- **Exercise**: Below are some entries. Transcribe the lines from the one holding "What D3.js code" to the one holding "const whitefishLengths = [44.0, 50.0, 55.0, 60.0]", inclusive, but not the pictures among them.

- **Raw records**:
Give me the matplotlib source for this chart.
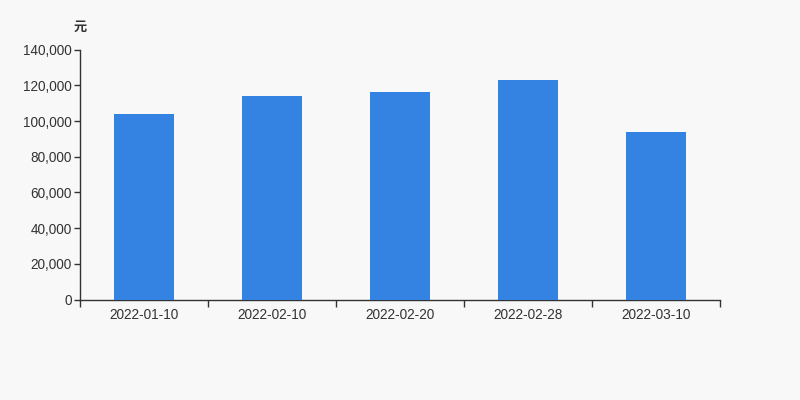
==
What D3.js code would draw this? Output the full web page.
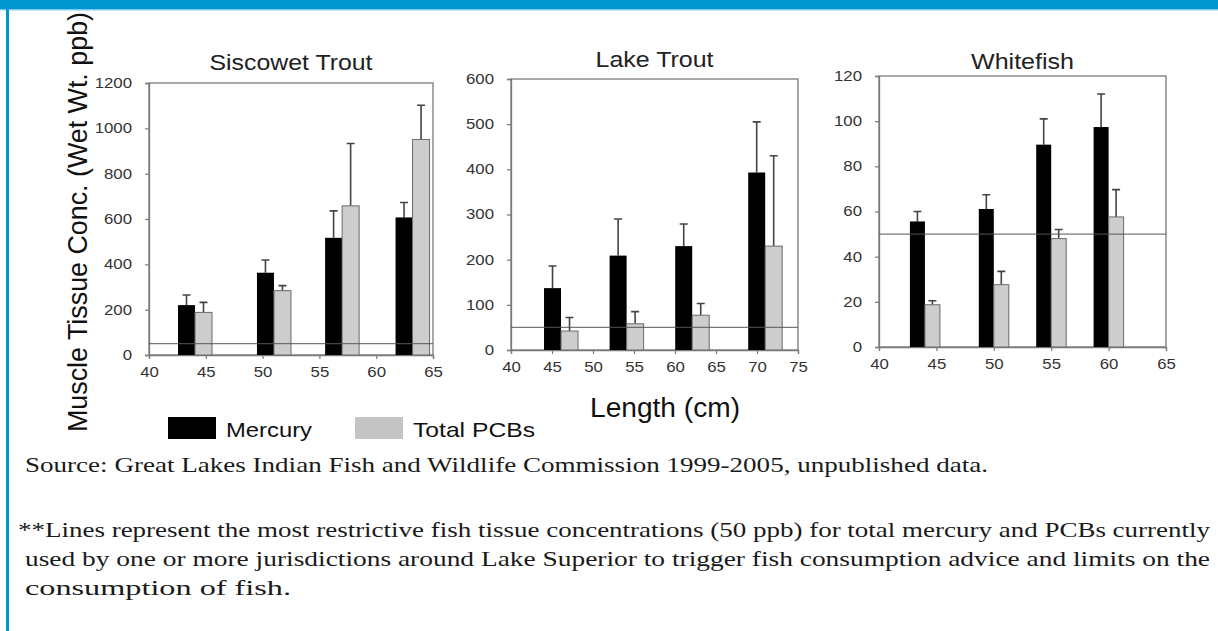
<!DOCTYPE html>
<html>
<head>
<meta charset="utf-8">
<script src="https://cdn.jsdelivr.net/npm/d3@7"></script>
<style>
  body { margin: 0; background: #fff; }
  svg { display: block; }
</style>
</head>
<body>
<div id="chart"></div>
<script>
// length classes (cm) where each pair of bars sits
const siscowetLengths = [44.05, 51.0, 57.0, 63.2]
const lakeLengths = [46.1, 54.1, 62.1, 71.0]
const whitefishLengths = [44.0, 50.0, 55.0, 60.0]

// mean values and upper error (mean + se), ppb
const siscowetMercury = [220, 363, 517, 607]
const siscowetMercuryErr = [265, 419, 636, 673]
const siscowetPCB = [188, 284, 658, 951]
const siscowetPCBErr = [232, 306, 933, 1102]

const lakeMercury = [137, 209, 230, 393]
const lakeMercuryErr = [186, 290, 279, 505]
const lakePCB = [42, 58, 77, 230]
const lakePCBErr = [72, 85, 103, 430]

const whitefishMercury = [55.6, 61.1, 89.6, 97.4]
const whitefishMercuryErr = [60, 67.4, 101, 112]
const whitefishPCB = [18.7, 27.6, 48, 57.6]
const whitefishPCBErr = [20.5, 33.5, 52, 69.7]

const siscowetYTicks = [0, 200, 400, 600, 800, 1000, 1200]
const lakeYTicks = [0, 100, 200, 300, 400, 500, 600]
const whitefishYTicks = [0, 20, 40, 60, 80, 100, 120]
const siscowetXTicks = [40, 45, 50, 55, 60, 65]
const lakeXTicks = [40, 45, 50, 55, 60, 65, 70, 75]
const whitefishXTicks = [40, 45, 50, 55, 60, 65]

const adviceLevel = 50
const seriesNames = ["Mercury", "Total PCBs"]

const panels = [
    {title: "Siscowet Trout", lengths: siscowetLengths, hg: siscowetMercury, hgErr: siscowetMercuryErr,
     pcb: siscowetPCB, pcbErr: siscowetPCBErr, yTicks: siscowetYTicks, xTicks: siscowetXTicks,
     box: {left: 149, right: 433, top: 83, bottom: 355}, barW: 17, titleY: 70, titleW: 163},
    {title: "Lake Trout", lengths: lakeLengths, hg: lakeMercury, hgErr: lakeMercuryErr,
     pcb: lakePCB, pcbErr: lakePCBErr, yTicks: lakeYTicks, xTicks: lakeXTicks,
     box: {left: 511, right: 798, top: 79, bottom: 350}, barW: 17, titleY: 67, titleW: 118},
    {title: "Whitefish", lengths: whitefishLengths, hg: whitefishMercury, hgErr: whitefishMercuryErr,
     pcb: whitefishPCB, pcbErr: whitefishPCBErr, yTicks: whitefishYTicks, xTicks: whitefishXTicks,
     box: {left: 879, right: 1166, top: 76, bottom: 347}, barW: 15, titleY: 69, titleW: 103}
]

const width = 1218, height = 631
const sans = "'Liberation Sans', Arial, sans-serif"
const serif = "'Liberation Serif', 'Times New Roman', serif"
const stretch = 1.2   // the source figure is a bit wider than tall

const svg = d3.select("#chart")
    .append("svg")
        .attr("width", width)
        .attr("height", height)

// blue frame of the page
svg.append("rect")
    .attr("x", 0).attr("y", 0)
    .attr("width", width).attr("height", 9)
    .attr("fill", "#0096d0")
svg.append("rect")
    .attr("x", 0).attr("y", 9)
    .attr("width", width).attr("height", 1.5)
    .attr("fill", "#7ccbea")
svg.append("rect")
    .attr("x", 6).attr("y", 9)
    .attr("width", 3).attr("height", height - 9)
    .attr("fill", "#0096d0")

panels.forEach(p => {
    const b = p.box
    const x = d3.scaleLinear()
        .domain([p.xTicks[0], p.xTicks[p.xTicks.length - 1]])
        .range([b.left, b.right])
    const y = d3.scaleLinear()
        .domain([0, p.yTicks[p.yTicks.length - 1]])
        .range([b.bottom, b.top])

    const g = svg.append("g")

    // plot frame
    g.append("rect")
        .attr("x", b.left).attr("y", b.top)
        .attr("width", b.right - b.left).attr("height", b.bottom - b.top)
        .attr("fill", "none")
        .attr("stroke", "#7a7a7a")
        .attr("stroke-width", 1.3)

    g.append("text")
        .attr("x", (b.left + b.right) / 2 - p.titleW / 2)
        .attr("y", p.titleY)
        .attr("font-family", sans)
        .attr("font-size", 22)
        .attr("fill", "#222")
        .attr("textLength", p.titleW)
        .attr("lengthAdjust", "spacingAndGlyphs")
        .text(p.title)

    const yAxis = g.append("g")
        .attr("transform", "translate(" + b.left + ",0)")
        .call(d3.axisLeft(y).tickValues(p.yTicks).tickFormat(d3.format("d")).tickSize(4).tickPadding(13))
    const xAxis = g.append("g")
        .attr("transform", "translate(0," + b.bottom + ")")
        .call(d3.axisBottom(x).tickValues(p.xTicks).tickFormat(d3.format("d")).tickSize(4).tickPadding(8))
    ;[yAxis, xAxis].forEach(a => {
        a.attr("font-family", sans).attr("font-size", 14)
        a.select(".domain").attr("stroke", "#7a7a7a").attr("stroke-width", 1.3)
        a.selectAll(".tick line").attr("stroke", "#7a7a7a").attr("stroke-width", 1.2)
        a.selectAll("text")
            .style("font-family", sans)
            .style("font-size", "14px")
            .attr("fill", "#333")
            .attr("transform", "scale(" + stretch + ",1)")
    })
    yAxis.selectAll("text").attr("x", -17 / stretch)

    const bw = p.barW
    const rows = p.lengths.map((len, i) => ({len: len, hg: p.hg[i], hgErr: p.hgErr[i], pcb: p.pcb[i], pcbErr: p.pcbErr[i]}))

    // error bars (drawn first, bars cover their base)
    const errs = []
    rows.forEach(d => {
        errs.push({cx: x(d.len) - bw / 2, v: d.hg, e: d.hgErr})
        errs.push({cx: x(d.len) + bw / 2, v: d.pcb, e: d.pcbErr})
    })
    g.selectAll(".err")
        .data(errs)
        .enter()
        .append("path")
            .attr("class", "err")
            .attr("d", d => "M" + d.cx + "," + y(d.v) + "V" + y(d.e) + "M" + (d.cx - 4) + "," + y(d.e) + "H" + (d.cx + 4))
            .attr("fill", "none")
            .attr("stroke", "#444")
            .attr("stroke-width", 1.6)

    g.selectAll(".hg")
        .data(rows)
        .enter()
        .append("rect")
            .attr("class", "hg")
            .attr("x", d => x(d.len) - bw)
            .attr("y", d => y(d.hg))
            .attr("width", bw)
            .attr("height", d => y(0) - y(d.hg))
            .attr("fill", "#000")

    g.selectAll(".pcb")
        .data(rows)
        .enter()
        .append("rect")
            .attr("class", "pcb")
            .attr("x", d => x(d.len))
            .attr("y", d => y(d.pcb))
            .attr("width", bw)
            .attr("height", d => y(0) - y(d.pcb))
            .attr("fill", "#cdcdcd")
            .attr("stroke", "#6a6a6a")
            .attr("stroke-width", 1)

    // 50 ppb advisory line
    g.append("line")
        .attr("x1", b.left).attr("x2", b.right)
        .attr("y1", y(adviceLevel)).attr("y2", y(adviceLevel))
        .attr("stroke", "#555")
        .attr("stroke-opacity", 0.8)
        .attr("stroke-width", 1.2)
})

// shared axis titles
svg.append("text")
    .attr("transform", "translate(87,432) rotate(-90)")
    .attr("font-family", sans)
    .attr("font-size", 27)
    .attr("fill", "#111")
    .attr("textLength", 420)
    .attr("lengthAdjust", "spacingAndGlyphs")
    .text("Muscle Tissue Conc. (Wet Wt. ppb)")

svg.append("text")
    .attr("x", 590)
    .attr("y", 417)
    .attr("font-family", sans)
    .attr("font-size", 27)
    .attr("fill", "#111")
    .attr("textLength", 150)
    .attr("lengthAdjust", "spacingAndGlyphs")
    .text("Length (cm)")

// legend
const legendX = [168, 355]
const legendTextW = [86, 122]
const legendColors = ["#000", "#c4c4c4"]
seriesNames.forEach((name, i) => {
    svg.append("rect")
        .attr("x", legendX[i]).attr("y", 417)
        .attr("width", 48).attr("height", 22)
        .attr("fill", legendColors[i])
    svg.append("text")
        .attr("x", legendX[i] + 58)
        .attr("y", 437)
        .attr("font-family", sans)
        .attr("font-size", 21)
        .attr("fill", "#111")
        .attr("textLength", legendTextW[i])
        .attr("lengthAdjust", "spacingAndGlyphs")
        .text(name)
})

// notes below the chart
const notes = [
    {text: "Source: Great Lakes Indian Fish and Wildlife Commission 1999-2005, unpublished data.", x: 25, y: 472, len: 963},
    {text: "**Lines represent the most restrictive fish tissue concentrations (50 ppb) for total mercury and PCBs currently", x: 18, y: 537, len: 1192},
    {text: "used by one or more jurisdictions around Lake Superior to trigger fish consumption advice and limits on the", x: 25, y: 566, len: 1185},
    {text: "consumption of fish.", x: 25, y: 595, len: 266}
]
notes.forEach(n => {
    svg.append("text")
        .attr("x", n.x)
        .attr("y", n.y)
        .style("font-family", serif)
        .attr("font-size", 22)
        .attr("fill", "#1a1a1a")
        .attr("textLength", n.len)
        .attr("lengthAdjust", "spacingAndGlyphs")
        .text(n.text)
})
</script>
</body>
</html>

- **The answer**:
What D3.js code would draw this? Output the full web page.
<!DOCTYPE html>
<html>
<head>
<meta charset="utf-8">
<script src="https://cdn.jsdelivr.net/npm/d3@7"></script>
<style>
  body { margin: 0; background: #fff; }
  svg { display: block; }
</style>
</head>
<body>
<div id="chart"></div>
<script>
// length classes (cm) where each pair of bars sits
const siscowetLengths = [44.05, 51.0, 57.0, 63.2]
const lakeLengths = [46.1, 54.1, 62.1, 71.0]
const whitefishLengths = [44.0, 50.0, 55.0, 60.0]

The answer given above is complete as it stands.